O efeito Kamala
Prática nos looks, nova vice-presidente dos EUA toma posse e explora possibilidades políticas da moda.
Nas cerimônias de qualquer tipo, recai geralmente sobre as mulheres a missão de fazer alguma coisa da moda. Passar uma mensagem, dar um recado ou simplesmente despertar em quem observa um olhar mais interessado, quem sabe uma ideia que puxe outra, que instigue conexões.
Isso porque os homens, especialmente em situação de poder, não abrem mão de um código ainda bastante restrito e repetitivo, embora entre eles possa haver diferenças brutais. Na vestimenta, a diferença entre Trump e Joe Biden, que assumiu neste 20 de janeiro, talvez seja questão de corte, gosto e gravata. Politicamente é bem mais complicado, mas a sensação de alívio mundial com a saída de um presidente sociopata, apoiador de supremacistas white power, é imensa. De alguma maneira, renova esperanças, inclusive por aqui.
Digamos que os homens se esforcem menos nessa comunicação sutil dos looks e suas combinações.
Um avanço é evidente quando as atenções nesse sentido não se voltam à primeira-dama, mas à vice-presidente, Kamala Harris. Kamala inaugura uma série de coisas inéditas com sua presença. Uma mulher negra com ascendência indiano-jamaicana. Uma mulher negra vice. Algo que vai muito além da representatividade.
Kamala tem se empenhado em vestir designers negros estadunidenses e na posse não foi diferente. O estilista Sergio Hudson, da Carolina do Sul, foi o escolhido por ela. E também por Michelle Obama, que esteve na cerimônia com o marido. Kamala de roxo, Michelle de vinho, a cartela deixando marcada uma linha de continuidade, a construção de uma aliança ao menos simbólica, bastante poderosa como imagem.
Kamala também usou criações de Christopher John Rogers, de Baton Rouge, Louisiana. A geografia da escolha não é à toa. Fora do eixo Nova York-Los Angeles, os EUA das origens africanas, do passado escravocrata e do racismo ainda sempre presente. Os EUA do Formation de Beyoncé, das lutas dos movimentos negros. Tem muita coisa aí.

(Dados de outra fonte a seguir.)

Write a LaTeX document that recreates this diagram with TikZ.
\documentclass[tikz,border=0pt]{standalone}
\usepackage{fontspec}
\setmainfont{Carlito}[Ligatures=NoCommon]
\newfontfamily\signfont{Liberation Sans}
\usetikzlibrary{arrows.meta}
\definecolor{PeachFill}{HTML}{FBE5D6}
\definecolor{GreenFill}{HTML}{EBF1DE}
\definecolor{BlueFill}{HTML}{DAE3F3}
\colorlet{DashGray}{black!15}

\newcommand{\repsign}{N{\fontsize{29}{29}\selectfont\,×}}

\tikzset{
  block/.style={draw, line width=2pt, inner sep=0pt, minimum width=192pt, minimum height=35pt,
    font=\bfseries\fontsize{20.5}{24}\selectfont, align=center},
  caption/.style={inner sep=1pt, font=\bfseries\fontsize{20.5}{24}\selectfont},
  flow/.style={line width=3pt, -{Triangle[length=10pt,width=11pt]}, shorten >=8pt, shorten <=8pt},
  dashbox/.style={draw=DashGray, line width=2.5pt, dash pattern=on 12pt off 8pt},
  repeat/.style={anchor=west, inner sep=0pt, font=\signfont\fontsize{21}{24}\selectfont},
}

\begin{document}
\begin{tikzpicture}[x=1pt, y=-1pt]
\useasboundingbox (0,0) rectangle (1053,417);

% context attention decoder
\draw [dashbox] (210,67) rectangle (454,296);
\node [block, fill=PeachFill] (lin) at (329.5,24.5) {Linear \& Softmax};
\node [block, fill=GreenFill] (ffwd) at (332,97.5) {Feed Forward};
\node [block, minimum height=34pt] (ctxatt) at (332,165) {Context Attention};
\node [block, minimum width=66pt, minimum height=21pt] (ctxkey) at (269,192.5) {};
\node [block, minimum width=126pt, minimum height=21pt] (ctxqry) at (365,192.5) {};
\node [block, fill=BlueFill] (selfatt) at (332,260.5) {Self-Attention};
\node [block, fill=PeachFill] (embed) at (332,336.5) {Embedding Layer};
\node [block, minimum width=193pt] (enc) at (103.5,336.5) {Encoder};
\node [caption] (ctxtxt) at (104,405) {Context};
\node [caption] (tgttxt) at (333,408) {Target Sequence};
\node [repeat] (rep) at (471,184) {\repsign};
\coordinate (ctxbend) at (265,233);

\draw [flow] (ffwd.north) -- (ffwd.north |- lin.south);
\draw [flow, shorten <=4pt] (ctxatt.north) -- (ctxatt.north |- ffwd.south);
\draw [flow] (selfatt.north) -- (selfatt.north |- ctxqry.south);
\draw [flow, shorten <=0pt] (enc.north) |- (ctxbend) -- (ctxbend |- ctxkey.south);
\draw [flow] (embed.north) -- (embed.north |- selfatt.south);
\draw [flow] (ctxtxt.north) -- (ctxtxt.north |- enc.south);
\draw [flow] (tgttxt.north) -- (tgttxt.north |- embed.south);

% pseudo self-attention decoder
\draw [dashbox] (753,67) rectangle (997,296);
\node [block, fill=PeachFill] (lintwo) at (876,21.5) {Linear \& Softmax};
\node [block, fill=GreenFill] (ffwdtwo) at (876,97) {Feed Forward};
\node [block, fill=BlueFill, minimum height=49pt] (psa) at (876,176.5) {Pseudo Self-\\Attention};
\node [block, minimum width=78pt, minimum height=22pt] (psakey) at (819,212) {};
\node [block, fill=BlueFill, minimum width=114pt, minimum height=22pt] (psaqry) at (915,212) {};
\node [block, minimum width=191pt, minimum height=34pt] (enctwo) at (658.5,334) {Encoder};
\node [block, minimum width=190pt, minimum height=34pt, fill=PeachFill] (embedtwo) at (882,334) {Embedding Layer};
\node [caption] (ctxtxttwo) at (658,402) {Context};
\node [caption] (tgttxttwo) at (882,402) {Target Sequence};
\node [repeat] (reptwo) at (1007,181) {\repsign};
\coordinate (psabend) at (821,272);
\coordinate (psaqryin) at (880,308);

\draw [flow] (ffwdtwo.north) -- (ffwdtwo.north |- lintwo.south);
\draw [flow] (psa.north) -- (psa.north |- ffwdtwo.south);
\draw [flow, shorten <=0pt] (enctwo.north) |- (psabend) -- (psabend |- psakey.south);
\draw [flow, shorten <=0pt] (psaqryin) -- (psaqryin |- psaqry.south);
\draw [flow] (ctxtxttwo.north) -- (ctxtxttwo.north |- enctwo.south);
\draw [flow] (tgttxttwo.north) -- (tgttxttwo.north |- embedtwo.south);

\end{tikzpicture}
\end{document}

Nas pérolas de Kamala, a referência à sua irmandade universitária, as Alpha Kappa Alpha, primeira estabelecida por mulheres afro-americanas. Mais uma vez, Beyoncé vem à cabeça, agora com Homecoming. Existe um vocabulário estético reconhecível, não sem a participação desses grandes fenômenos pop.
Kamala e Biden, fato, estão longe do programa que a radicalidade de nossos tempos exigem. São liberais com um programa bastante conservador em termos econômicos e sociais. Perto de Trump e seu neofascismo de redes sociais, no entanto, não há dúvidas de que representam um avanço monumental. Na realidade, um retorno a um ponto de diálogo possível.
O novo governo chega bastante conectado à necessidade de construir uma imagem a partir de nomeações e presenças carregadas de simbolismo, de criar um tipo de comunicação mais eficiente nesse sentido, de marcar a diferença.
Kamala e seu estilo prático e sem muita decoração falam de uma mulher ativa, que não está no governo para fazer pose, mas para exercer poder.
Há muitos questionamentos sobre o que fará uma mulher negra em um posto como esse. Não se trata de exigir mais ou menos, mas de uma certa expectativa de que ela possa agir de forma diferente de seus antecessores, que seja mais sensível a certas questões, embora esteja inserida em uma estrutura dada.
Não faltam questionamentos a posições duvidosas e mesmo reacionárias da nova vice no passado, o que é ainda mais evidente no caso de Biden. Mas Kamala não é apenas sua origem, sua gênese racial ou suas escolhas passadas.
Hoje ela começa a se estabelecer como exemplo, como imagem, como pioneira em uma narrativa histórica muito disputada. E isso pode ter grandes implicações, que poderemos viver e avaliar com o tempo.
Enquanto isso, cabe um respiro. Kamala e Michelle é uma liga que não vai passar batida, conforme elas fizeram questão de comunicar ao vivo e em cores. Vamos acompanhar.